◆ **Task directions**: Sort through the data and copy the lines holding the word "this".

═══ Provided material

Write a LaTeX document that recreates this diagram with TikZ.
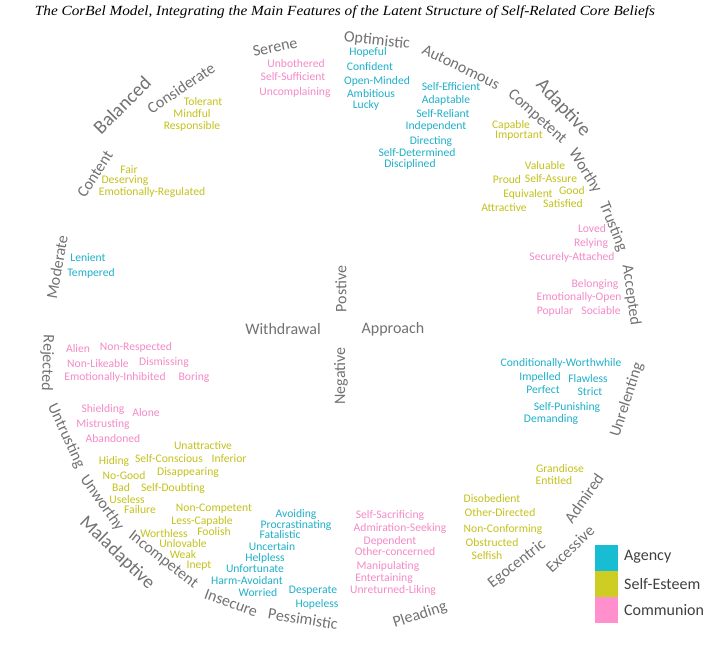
\documentclass[tikz,border=0pt]{standalone}
\usepackage{fontspec}
\setmainfont{Carlito}
\newfontfamily\titlefont{Liberation Serif}
\definecolor{agc}{HTML}{1FB0C9}
\definecolor{sec}{HTML}{C4C21C}
\definecolor{coc}{HTML}{F58AC8}
\definecolor{grc}{HTML}{727272}
\definecolor{agbox}{HTML}{19BDD3}
\definecolor{sebox}{HTML}{CDCD24}
\definecolor{cobox}{HTML}{FF8FCD}
\tikzset{
  w/.style={inner sep=0pt,font=\fontsize{11.6}{13}\selectfont},
  ag/.style={w,text=agc},
  se/.style={w,text=sec},
  co/.style={w,text=coc},
  dim/.style={inner sep=0pt,text=grc,font=\fontsize{16}{19}\selectfont},
  big/.style={inner sep=0pt,text=grc,font=\fontsize{19.5}{23}\selectfont},
  legbox/.style={draw=none,minimum width=23pt,minimum height=26pt,inner sep=0pt},
  leglab/.style={inner sep=0pt,anchor=west,text=black!75,font=\fontsize{16}{19}\selectfont}
}
\begin{document}
\begin{tikzpicture}[x=1pt,y=-1pt]
\useasboundingbox[fill=white] (0,0) rectangle (724,649);
% title
\node[inner sep=0pt,font=\titlefont\itshape\fontsize{14}{16}\selectfont] (title) at (345,12) {\scalebox{1.09}[1]{The CorBel Model, Integrating the Main Features of the Latent Structure of Self-Related Core Beliefs}};
% gray category words
\node[dim,rotate=12] (serene) at (275,47) {Serene};
\node[dim,rotate=34] (considerate) at (181,88) {Considerate};
\node[big,rotate=45] (balanced) at (122,105) {Balanced};
\node[dim,rotate=57] (content) at (95,174) {Content};
\node[dim,rotate=80] (moderate) at (57,267) {Moderate};
\node[dim,rotate=-6] (optimistic) at (377,41) {Optimistic};
\node[dim,rotate=-26] (autonomous) at (461,67) {Autonomous};
\node[big,rotate=-47] (adaptive) at (563,108) {Adaptive};
\node[dim,rotate=-42] (competent) at (537,117) {Competent};
\node[dim,rotate=-58] (worthy) at (585,171) {Worthy};
\node[dim,rotate=-68] (trusting) at (613,227) {Trusting};
\node[dim,rotate=-82] (accepted) at (631,295) {Accepted};
\node[dim] (withdrawal) at (283,329) {Withdrawal};
\node[dim] (approach) at (393,329) {Approach};
\node[dim,rotate=90] (postive) at (341,289) {Postive};
\node[dim,rotate=90] (negative) at (341,376) {Negative};
\node[dim,rotate=72] (unrelenting) at (627,400) {Unrelenting};
\node[dim,rotate=-92] (rejected) at (47,363) {Rejected};
\node[dim,rotate=-65] (untrusting) at (66,436) {Untrusting};
\node[dim,rotate=-55] (unworthy) at (102,503) {Unworthy};
\node[big,rotate=-44,font=\fontsize{19}{23}\selectfont] (maladaptive) at (117,553) {Maladaptive};
\node[dim,rotate=-38] (incompetent) at (163,560) {Incompetent};
\node[dim,rotate=-20] (insecure) at (231,603) {Insecure};
\node[dim,rotate=-9] (pessimistic) at (303,619) {Pessimistic};
\node[dim,rotate=18] (pleading) at (420,615) {Pleading};
\node[dim,rotate=38] (egocentric) at (517,564) {Egocentric};
\node[dim,rotate=44] (excessive) at (570,549) {Excessive};
\node[dim,rotate=55] (admired) at (584,498) {Admired};
% top-left
\node[co] (unbothered) at (296,64) {Unbothered};
\node[co] (selfsufficient) at (293,77) {Self-Sufficient};
\node[co] (uncomplaining) at (295,92) {Uncomplaining};
\node[se] (tolerant) at (203,102) {Tolerant};
\node[se] (mindful) at (192,114) {Mindful};
\node[se] (responsible) at (192,126) {Responsible};
\node[se] (fair) at (129,170) {Fair};
\node[se] (deserving) at (125,181) {Deserving};
\node[se] (emoreg) at (152,192) {Emotionally-Regulated};
\node[ag] (lenient) at (88,258) {Lenient};
\node[ag] (tempered) at (91,273) {Tempered};
% top-right
\node[ag] (hopeful) at (368,52) {Hopeful};
\node[ag] (confident) at (370,67) {Confident};
\node[ag] (openminded) at (377,81) {Open-Minded};
\node[ag] (ambitious) at (371,94) {Ambitious};
\node[ag] (lucky) at (366,105) {Lucky};
\node[ag] (selfefficient) at (451,87) {Self-Efficient};
\node[ag] (adaptable) at (446,100) {Adaptable};
\node[ag] (selfreliant) at (443,114) {Self-Reliant};
\node[ag] (independent) at (436,126) {Independent};
\node[ag] (directing) at (431,141) {Directing};
\node[ag] (selfdetermined) at (417,153) {Self-Determined};
\node[ag] (disciplined) at (410,164) {Disciplined};
\node[se] (capable) at (511,125) {Capable};
\node[se] (important) at (519,136) {Important};
\node[se] (valuable) at (545,166) {Valuable};
\node[se] (proud) at (507,180) {Proud};
\node[se] (selfassure) at (551,179) {Self-Assure};
\node[se] (equivalent) at (528,194) {Equivalent};
\node[se] (good) at (572,191) {Good};
\node[se] (attractive) at (504,208) {Attractive};
\node[se] (satisfied) at (563,204) {Satisfied};
\node[co] (loved) at (592,229) {Loved};
\node[co] (relying) at (591,243) {Relying};
\node[co] (securely) at (572,257) {Securely-Attached};
\node[co] (belonging) at (595,284) {Belonging};
\node[co] (emoopen) at (579,297) {Emotionally-Open};
\node[co] (popular) at (555,311) {Popular};
\node[co] (sociable) at (601,311) {Sociable};
% right middle
\node[ag] (condworth) at (561,363) {Conditionally-Worthwhile};
\node[ag] (impelled) at (540,377) {Impelled};
\node[ag] (flawless) at (588,379) {Flawless};
\node[ag] (perfect) at (543,390) {Perfect};
\node[ag] (strict) at (590,392) {Strict};
\node[ag] (selfpunishing) at (567,407) {Self-Punishing};
\node[ag] (demanding) at (551,419) {Demanding};
% left middle
\node[co] (alien) at (78,349) {Alien};
\node[co] (nonrespected) at (136,347) {Non-Respected};
\node[co] (nonlikeable) at (98,364) {Non-Likeable};
\node[co] (dismissing) at (164,362) {Dismissing};
\node[co] (emoinhib) at (115,377) {Emotionally-Inhibited};
\node[co] (boring) at (194,377) {Boring};
\node[co] (shielding) at (103,409) {Shielding};
\node[co] (alone) at (146,413) {Alone};
\node[co] (mistrusting) at (103,424) {Mistrusting};
\node[co] (abandoned) at (113,439) {Abandoned};
% bottom-left
\node[se] (unattractive) at (203,446) {Unattractive};
\node[se] (hiding) at (114,461) {Hiding};
\node[se] (selfconscious) at (169,459) {Self-Conscious};
\node[se] (inferior) at (229,459) {Inferior};
\node[se] (nogood) at (124,476) {No-Good};
\node[se] (disappearing) at (188,472) {Disappearing};
\node[se] (bad) at (121,488) {Bad};
\node[se] (selfdoubting) at (173,488) {Self-Doubting};
\node[se] (useless) at (127,500) {Useless};
\node[se] (failure) at (140,510) {Failure};
\node[se] (noncompetent) at (214,509) {Non-Competent};
\node[se] (lesscapable) at (202,521) {Less-Capable};
\node[se] (worthless) at (164,534) {Worthless};
\node[se] (foolish) at (214,532) {Foolish};
\node[se] (unlovable) at (183,544) {Unlovable};
\node[se] (weak) at (183,555) {Weak};
\node[se] (inept) at (199,566) {Inept};
% bottom agency
\node[ag] (avoiding) at (296,514) {Avoiding};
\node[ag] (procrast) at (296,525) {Procrastinating};
\node[ag] (fatalistic) at (280,535) {Fatalistic};
\node[ag] (uncertain) at (272,547) {Uncertain};
\node[ag] (helpless) at (265,558) {Helpless};
\node[ag] (unfortunate) at (255,569) {Unfortunate};
\node[ag] (harmavoidant) at (247,581) {Harm-Avoidant};
\node[ag] (worried) at (258,593) {Worried};
\node[ag] (desperate) at (313,591) {Desperate};
\node[ag] (hopeless) at (317,604) {Hopeless};
% bottom communion
\node[co] (selfsacrificing) at (390,515) {Self-Sacrificing};
\node[co] (admseeking) at (400,528) {Admiration-Seeking};
\node[co] (dependent) at (390,541) {Dependent};
\node[co] (otherconcerned) at (395,552) {Other-concerned};
\node[co] (manipulating) at (388,566) {Manipulating};
\node[co] (entertaining) at (384,578) {Entertaining};
\node[co] (unreturned) at (393,590) {Unreturned-Liking};
% bottom-right self-esteem
\node[se] (grandiose) at (560,469) {Grandiose};
\node[se] (entitled) at (554,481) {Entitled};
\node[se] (disobedient) at (492,499) {Disobedient};
\node[se] (otherdirected) at (500,513) {Other-Directed};
\node[se] (nonconforming) at (503,529) {Non-Conforming};
\node[se] (obstructed) at (492,543) {Obstructed};
\node[se] (selfish) at (487,556) {Selfish};
% legend
\node[legbox,fill=agbox] (lagency) at (606.5,558) {};
\node[legbox,fill=sebox] (lself) at (606.5,584) {};
\node[legbox,fill=cobox] (lcomm) at (606.5,610) {};
\node[leglab] (tagency) at (624,557) {Agency};
\node[leglab] (tself) at (624,584) {Self-Esteem};
\node[leglab] (tcomm) at (624,610) {Communion};
\end{tikzpicture}
\end{document}
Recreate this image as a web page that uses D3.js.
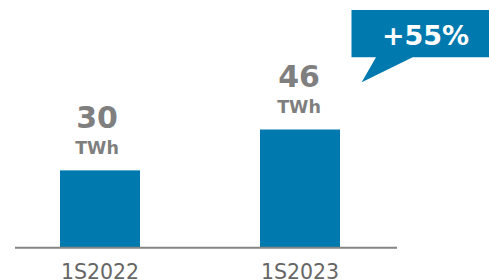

══════

◆ **Output of the exercise**:
Write a LaTeX document that recreates this diagram with TikZ.
Recreate this image as a web page that uses D3.js.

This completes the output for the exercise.